Thursday, March 4, 2010

The False Belief in True Models

This whole post over at the Junk Charts blog is worthy of being on my blog and probably should have been written by me.

An excerpt:
"Unfortunately, Gross apparently did not speak with a statistician before writing this article. A statistical modeler would compute

REALITY - FORECAST = ERROR

which is different from the reporter's perspective that

REALITY - EXPECTATION = OVERPERFORMANCE (or UNDERPERFORMANCE)

What's the difference?

***

The statistician takes reality as the truth, and any deviation from reality as a modeling error while the reporter takes "expectation" (the forecasts) as the truth, and any deviation from expectation as overperformance (if positive) or underperformance (if negative). When the model's forecasts are treated as yardsticks for performance, one is assuming that the expectations are set correctly, which means the model can never be wrong!"
This phenomenon is startlingly and disappointingly common within all aspects of journalism and politics. In this blog post, the author (Kaiser Fung) is referring to the Olympic medal winning prediction models, but how often do we see exactly this logical error being made by reporters and politicians?  What's more disturbing is when you see these errors being made by other types of scientists and economists, and this happens pretty frequently!

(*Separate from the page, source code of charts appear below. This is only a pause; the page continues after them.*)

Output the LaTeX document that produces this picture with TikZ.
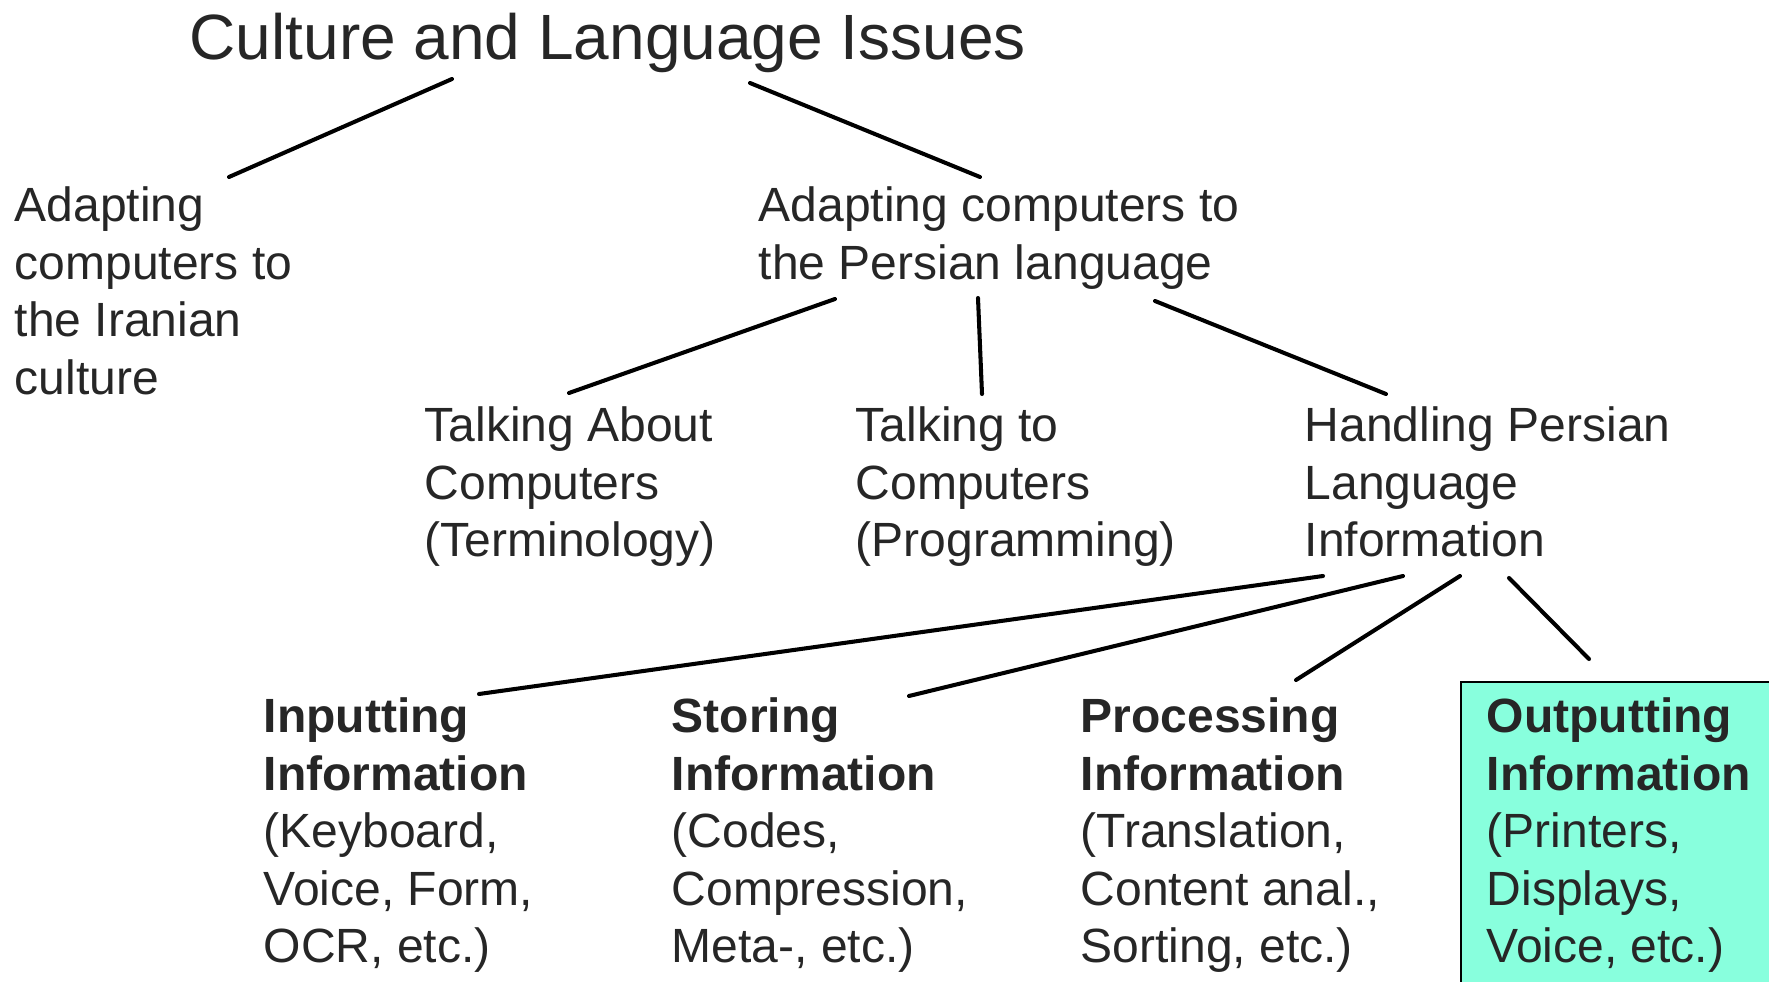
\documentclass[tikz,border=0pt]{standalone}
\usepackage{fontspec}
\setmainfont{Liberation Sans}
\definecolor{inktext}{RGB}{38,38,38}
\definecolor{outbox}{RGB}{136,255,221}

\begin{document}
\begin{tikzpicture}[x=0.01cm,y=-0.01cm,
  topic/.style={anchor=north west,inner sep=0pt,align=left,text=inktext,
    font=\fontsize{13.66}{16.36}\selectfont},
  branch/.style={line width=1.15pt,line cap=round}]
  \useasboundingbox (0,0) rectangle (1769,982);

  % Highlighted box for the output step
  \filldraw[fill=outbox,draw=black,line width=0.8pt] (1461,682) rectangle (1800,1010);

  % Title
  \node[topic,font=\fontsize{18.2}{21.8}\selectfont] (title) at (189,12) {Culture and Language Issues};

  % Second level
  \node[topic] (iran) at (14,186) {Adapting\\computers to\\the Iranian\\culture};
  \node[topic] (persian) at (758,186) {Adapting computers to\\the Persian language};

  % Third level
  \node[topic] (terms) at (424,406) {Talking About\\Computers\\(Terminology)};
  \node[topic] (prog) at (855,406) {Talking to\\Computers\\(Programming)};
  \node[topic] (handle) at (1304,406) {Handling Persian\\Language\\Information};

  % Fourth level
  \node[topic] (input) at (263,697) {\textbf{Inputting}\\\textbf{Information}\\(Keyboard,\\Voice, Form,\\OCR, etc.)};
  \node[topic] (store) at (671,697) {\textbf{Storing}\\\textbf{Information}\\(Codes,\\Compression,\\Meta-, etc.)};
  \node[topic] (process) at (1080,697) {\textbf{Processing}\\\textbf{Information}\\(Translation,\\Content anal.,\\Sorting, etc.)};
  \node[topic] (output) at (1486,697) {\textbf{Outputting}\\\textbf{Information}\\(Printers,\\Displays,\\Voice, etc.)};

  % Line ends
  \coordinate (title-l) at (452,79);
  \coordinate (title-r) at (750,83);
  \coordinate (iran-t) at (229,177);
  \coordinate (persian-t) at (980,177);
  \coordinate (persian-l) at (835,299);
  \coordinate (persian-m) at (978,298);
  \coordinate (persian-r) at (1155,301);
  \coordinate (terms-t) at (569,393);
  \coordinate (prog-t) at (982,394);
  \coordinate (handle-t) at (1386,394);
  \coordinate (handle-a) at (1323,576);
  \coordinate (handle-b) at (1403,576);
  \coordinate (handle-c) at (1460,576);
  \coordinate (handle-d) at (1509,578);
  \coordinate (input-t) at (479,694);
  \coordinate (store-t) at (909,696);
  \coordinate (process-t) at (1296,680);
  \coordinate (output-t) at (1589,659);

  % Branches
  \draw[branch] (title-l) -- (iran-t);
  \draw[branch] (title-r) -- (persian-t);
  \draw[branch] (persian-l) -- (terms-t);
  \draw[branch] (persian-m) -- (prog-t);
  \draw[branch] (persian-r) -- (handle-t);
  \draw[branch] (handle-a) -- (input-t);
  \draw[branch] (handle-b) -- (store-t);
  \draw[branch] (handle-c) -- (process-t);
  \draw[branch] (handle-d) -- (output-t);
\end{tikzpicture}
\end{document}
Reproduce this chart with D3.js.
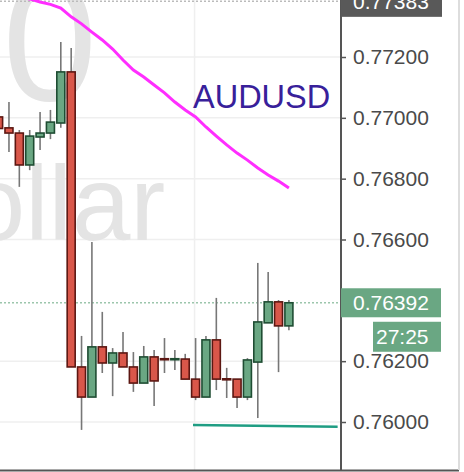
<!DOCTYPE html>
<html>
<head>
<meta charset="utf-8">
<script src="https://cdn.jsdelivr.net/npm/d3@7"></script>
<style>
  body { margin: 0; background: #fff; }
  svg { display: block; font-family: "Liberation Sans", Arial, sans-serif; }
</style>
</head>
<body>
<div id="grafico"></div>
<script>
// Candles (hourly AUDUSD)
const opens  = [0.77003, 0.76967, 0.76950, 0.76845, 0.76937, 0.76950, 0.76983, 0.77151, 0.76181, 0.76082,
                0.76247, 0.76194, 0.76227, 0.76181, 0.76128, 0.76214, 0.76208, 0.76205, 0.76207, 0.76141,
                0.76082, 0.76270, 0.76142, 0.76141, 0.76082, 0.76197, 0.76326, 0.76395, 0.76316];
const highs  = [0.77015, 0.77052, 0.76960, 0.76960, 0.77019, 0.77026, 0.77249, 0.77230, 0.76283, 0.76592,
                0.76362, 0.76243, 0.76296, 0.76230, 0.76250, 0.76237, 0.76276, 0.76237, 0.76224, 0.76276,
                0.76283, 0.76408, 0.76178, 0.76141, 0.76210, 0.76523, 0.76493, 0.76401, 0.76401];
const lows   = [0.76955, 0.76888, 0.76773, 0.76828, 0.76894, 0.76930, 0.76967, 0.76181, 0.75974, 0.76082,
                0.76161, 0.76085, 0.76181, 0.76099, 0.76128, 0.76053, 0.76161, 0.76171, 0.76141, 0.76072,
                0.76082, 0.76105, 0.76079, 0.76046, 0.76072, 0.76013, 0.76326, 0.76164, 0.76302];
const closes = [0.76965, 0.76950, 0.76845, 0.76940, 0.76950, 0.76986, 0.77151, 0.76181, 0.76082, 0.76247,
                0.76194, 0.76227, 0.76181, 0.76128, 0.76214, 0.76135, 0.76205, 0.76208, 0.76141, 0.76082,
                0.76270, 0.76141, 0.76140, 0.76082, 0.76204, 0.76329, 0.76395, 0.76316, 0.76392];

// Moving average (magenta)
const mediaMovel = [0.77414, 0.77404, 0.77397, 0.77391, 0.77381, 0.77373, 0.77361, 0.77332, 0.77309, 0.77282,
                    0.77256, 0.77226, 0.77190, 0.77157, 0.77134, 0.77108, 0.77082, 0.77052, 0.77026, 0.77003,
                    0.76970, 0.76940, 0.76911, 0.76884, 0.76861, 0.76835, 0.76812, 0.76792, 0.76769];

// Teal trend line (candle index, price)
const linhaX = [18.75, 32.7];
const linhaY = [0.75990, 0.75984];

// Price axis (0.76400 sits under the current price tag, so it is left out)
const ticksPreco = [0.772, 0.770, 0.768, 0.766, 0.762, 0.760];
const precoTopo = 0.77383;
const precoAtual = 0.76392;
const contagem = "27:25";
const simbolo = "AUDUSD";

const width = 464, height = 472;
const plotW = 341, plotH = 470;

const svg = d3.select("#grafico").append("svg")
  .attr("width", width)
  .attr("height", height);

svg.append("rect").attr("width", width).attr("height", height).attr("fill", "#fff");

svg.append("clipPath").attr("id", "clipPlot")
  .append("rect").attr("width", plotW).attr("height", plotH);

const x = d3.scaleLinear().domain([0, 28]).range([-1.4, 288.9]);
const y = d3.scaleLinear().domain([0.758422, 0.773874]).range([plotH, 0]);

const plot = svg.append("g").attr("clip-path", "url(#clipPlot)");

// grid
plot.selectAll(".grid-h").data(ticksPreco).enter().append("line")
  .attr("x1", 0).attr("x2", plotW)
  .attr("y1", d => y(d)).attr("y2", d => y(d))
  .attr("stroke", "#efefef").attr("stroke-width", 1.5);

plot.append("line")
  .attr("x1", x(18.9)).attr("x2", x(18.9))
  .attr("y1", 0).attr("y2", plotH)
  .attr("stroke", "#efefef").attr("stroke-width", 1.5);

// watermark
plot.append("text")
  .attr("x", 97).attr("y", 100)
  .attr("text-anchor", "end")
  .attr("font-size", 170)
  .attr("fill", "#e4e4e4")
  .text("0");

plot.append("text")
  .attr("x", -109).attr("y", 240)
  .attr("font-size", 105)
  .attr("fill", "#e4e4e4")
  .text("Dollar");

// symbol label
plot.append("text")
  .attr("x", 193).attr("y", 108)
  .attr("font-size", 32.5)
  .attr("fill", "#38209a")
  .text(simbolo);

// dotted price lines
plot.append("line")
  .attr("x1", 0).attr("x2", plotW)
  .attr("y1", y(precoTopo)).attr("y2", y(precoTopo))
  .attr("stroke", "#bbbbbb").attr("stroke-width", 1.5)
  .attr("stroke-dasharray", "2,2");

plot.append("line")
  .attr("x1", 0).attr("x2", plotW)
  .attr("y1", y(precoAtual)).attr("y2", y(precoAtual))
  .attr("stroke", "#9cc6ac").attr("stroke-width", 1.5)
  .attr("stroke-dasharray", "2,2");

// candles
const candles = d3.range(opens.length).map(i => ({
  i, o: opens[i], h: highs[i], l: lows[i], c: closes[i]
}));

const corpoW = 8;

plot.selectAll(".pavio").data(candles).enter().append("line")
  .attr("x1", d => x(d.i)).attr("x2", d => x(d.i))
  .attr("y1", d => y(d.h)).attr("y2", d => y(d.l))
  .attr("stroke", "#777").attr("stroke-width", 1.6);

plot.selectAll(".corpo").data(candles).enter().append("rect")
  .attr("x", d => x(d.i) - corpoW / 2)
  .attr("width", corpoW)
  .attr("y", d => y(Math.max(d.o, d.c)))
  .attr("height", d => Math.max(1, Math.abs(y(d.o) - y(d.c))))
  .attr("fill", d => d.c >= d.o ? "#6aa783" : "#d9574a")
  .attr("stroke", d => d.c >= d.o ? "#1f4d33" : "#5c1712")
  .attr("stroke-width", 1.6);

// moving average
const linha = d3.line()
  .x((d, i) => x(i))
  .y(d => y(d));

plot.append("path")
  .datum(mediaMovel)
  .attr("fill", "none")
  .attr("stroke", "#ff2eff")
  .attr("stroke-width", 3)
  .attr("d", linha);

// trend line
plot.append("line")
  .attr("x1", x(linhaX[0])).attr("x2", x(linhaX[1]))
  .attr("y1", y(linhaY[0])).attr("y2", y(linhaY[1]))
  .attr("stroke", "#1f9d83").attr("stroke-width", 2.5);

// price axis
const eixo = svg.append("g")
  .attr("transform", `translate(${plotW},0)`)
  .call(d3.axisRight(y).tickValues(ticksPreco).tickFormat(d => d.toFixed(5)).tickSize(5).tickPadding(7));

eixo.select(".domain").remove();
eixo.selectAll(".tick line").attr("stroke", "#555").attr("stroke-width", 1.5);
eixo.selectAll(".tick text")
  .attr("font-size", 21)
  .attr("fill", "#4a4a4a")
  .attr("font-family", "Liberation Sans, Arial, sans-serif");

svg.append("line")
  .attr("x1", plotW).attr("x2", plotW)
  .attr("y1", 0).attr("y2", plotH)
  .attr("stroke", "#555").attr("stroke-width", 2);

svg.append("line")
  .attr("x1", 0).attr("x2", 459)
  .attr("y1", plotH + 0.5).attr("y2", plotH + 0.5)
  .attr("stroke", "#555").attr("stroke-width", 2);

svg.append("line")
  .attr("x1", 459).attr("x2", 459)
  .attr("y1", 0).attr("y2", plotH)
  .attr("stroke", "#dddddd").attr("stroke-width", 2);

// price tags
function etiqueta(x0, x1, yc, h, cor, texto, tx) {
  svg.append("rect")
    .attr("x", x0).attr("y", yc - h / 2)
    .attr("width", x1 - x0).attr("height", h)
    .attr("fill", cor);
  svg.append("text")
    .attr("x", tx).attr("y", yc)
    .attr("dy", "0.36em")
    .attr("font-size", 21)
    .attr("fill", "#fff")
    .text(texto);
}

etiqueta(341, 442, y(precoTopo), 31, "#595959", precoTopo.toFixed(5), 353);
etiqueta(341, 441, y(precoAtual), 29, "#6aa783", precoAtual.toFixed(5), 353);
etiqueta(373, 441, y(precoAtual) + 34, 30, "#6aa783", contagem, 376);
</script>
</body>
</html>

For example, policy supposedly designed to combat global warming is entirely based on assumptions coming from predictive models which have often proven to be wildly inaccurate. Now, sure... Decent scientists will see the inaccurate model and say "Ok, how do I make this better?", but the reporter or politician will often implicitly suggest that in fact the model is correct and reality simply didn't match expectations for reasons unknown.  They then typically proceed to push through policy driven based on those failed models as "truth".  This represents a sort of blind faith in the infallibility of the model, even when it turns out to fail to reflect reality.

A point that Fung doesn't cover which I'd like to bring up, however, is that sometimes the very premise of building models via statistics is a flawed concept from the outset.

Unfortunately, most of modern (Neo-Keynesian) "macroeconomics" is based on exactly this fallacies.  When reality - for example the 2008 stock market crash - doesn't line up with the models, some scientists will go back and try to re-work their model to be more accurate at predicting future events... But what macroeconomists fail to understand is that economics is not about Keynesian "aggregates"... Economics deals with individual human action, which in turn is based on a wide array of unknowable (to researchers) values and motivations spurring those individuals to act in one way or another.

Building accurate models in economics would actually require economists to be able to plug in data from millions of variables (each individual) which they are absolutely not privy to.  This is why it's far better to view the whole field from the framework of axiomatic human action, than it is trying to aggregate all demand and all supply - and thus all individual decisions - into big lumps of "economic activity" that can be manipulated or controlled from on high.  It is also ironically why the folks who don't really view economics as "predictive" science (any more than an evolutionary biologist would feign to "predict" the next phase of evolution) are always the best at predicting future outcomes of current policy.

So anyway... Belief in the infallibility of models is a huge problem, but so is building statistical models in some cases & fields at all when that's entirely the wrong tool for understanding reality.